In un’intervista rilasciataci a inizio febbraio, Manlio Moro ci aveva parlato del suo calendario 2025, incentrato sulle classiche del Nord. La prima a cui il corridore friulano della Movistar ha preso parte, il primo marzo, è stata la Omloop Het Nieuwsblad. Un esordio che però non è andato come si aspettava, dal momento che Moro (nella foto in apertura sulle pietre della Roubaix nel 2024) si è classificato ultimo. Lo abbiamo raggiunto per farci raccontare qualche retroscena di questa esperienza comunque particolare e per sapere di più sul prosieguo della sua stagione.
Manlio, andiamo dritti al punto. Com’è che sei finito ultimo?
Non avevo le migliori sensazioni fin dall’inizio e poi mi sono spento all’improvviso. Sicuramente non mi sono alimentato bene, anche per quanto riguarda l’idratazione. Ho perso un rifornimento e sono rimasto senza acqua per un bel po’. Non è facile in quei frangenti rifornirsi, in quelle gare c’è una tale confusione… E niente, è finita che mi sono spento di colpo e da lì ho solo puntato ad arrivare al traguardo.
Di solito l’attenzione dei media si concentra sempre sui primi, mentre gli ultimi restano fuori dai riflettori. Tu che eri lì, come hai visto gli altri corridori?

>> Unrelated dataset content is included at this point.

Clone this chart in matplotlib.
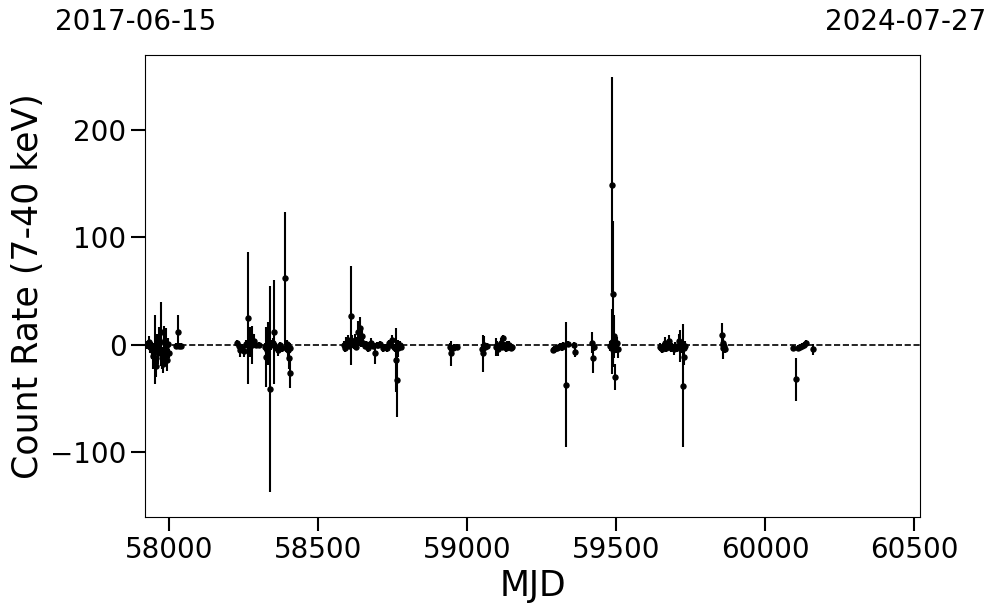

Ho visto molta fatica in generale, perché in queste gare, chi prima chi poi, tutti arrivano al limite, al 100% della fatica. Le classiche del Nord sono particolari perché ti portano allo sforzo massimale, devi avere il perfetto equilibrio tra energia di gambe e di testa, sennò salti per aria. E per questo ci vuole esperienza. E’ il mio secondo anno a questi livelli e di esperienza me ne manca ancora un po’.
Quel giorno qual era il tuo ruolo, correvi libero o in supporto ai compagni?
Dovevo aiutare Ivan Cortina, in teoria, ma poi è difficile correre uniti, ti perdi anche tra compagni in quelle stradine strette del Belgio. In tutto il gruppo non c’erano due corridori della stessa squadra assieme. Ogni curva si rimescola tutto, è impressionante, difficile da spiegare se non ci sei dentro. Ogni frenata magari perdi 50 posizioni solo perché ti trovi dal lato sbagliato della strada, e se invece sei nel lato giusto magari ne guadagni 50 in attimo. Le classiche sono proprio una cosa in sé.
Per quanto riguarda il pubblico invece, com’era l’atmosfera?
Lì in Belgio è sempre uno spettacolo, è sempre pieno di gente che rimane sino alla fine ad incitare tutti. Lì respiri proprio il ciclismo vero, in cui le persone applaudono dal primo all’ultimo.
Il giorno successivo hai preso parte alla Kuurne-Bruxelles-Kuurne. Lì è andata un po’ meglio, giusto?
Direi proprio di sì, molto meglio come sensazioni, sono stato un po’ sfortunato perché sono rimasto indietro quando il gruppo si è spezzato e poi quelli davanti sono andati. Ma avevo delle buone gambe, l’esperienza del giorno precedente mi è servita, mi sono alimentato molto meglio e anche a livello tattico credo di aver fatto un passo in avanti. Anche se ho comunque sbagliato io a farmi trovare nella posizione sbagliata nel momento sbagliato. Ma alle classiche è così, come dicevo devo ancora fare un po’ di esperienza.
Nell’intervista di un mese fa ci hai detto che punti alle classiche del Nord, qual è la tua preferita?
Diciamo la Parigi-Roubaix dai, anche visto il mio peso che si adatta meglio alle pietre pianeggianti che a quelle dei muri del Fiandre.
Allora restiamo sulla Roubaix. Lavorerai sempre per Cortina o potrai fare la tua corsa?
Vediamo cosa diranno alla riunione il giorno prima. Poi ogni gara è qualcosa a sè, io vado sempre con l’ambizione di fare il meglio possibile, sia per me che per la squadra. Poi certo, non penso di potermi giocare la vittoria, ma mi piacerebbe essere nel gruppo di testa nei momenti che contano, questo sì. Vedremo.
Ti chiediamo un’ultima battuta sulla possibile, forse probabile, presenza di Pogacar. Come la vedi?
Credo non ci siano limiti a quello che può fare, ha valori che gli permettono di arrivare davanti anche lì, in una gara in teoria non adatta a gente da corse a tappe. Sono curioso anch’io e, che dire, quel giorno spero di vederlo da vicino.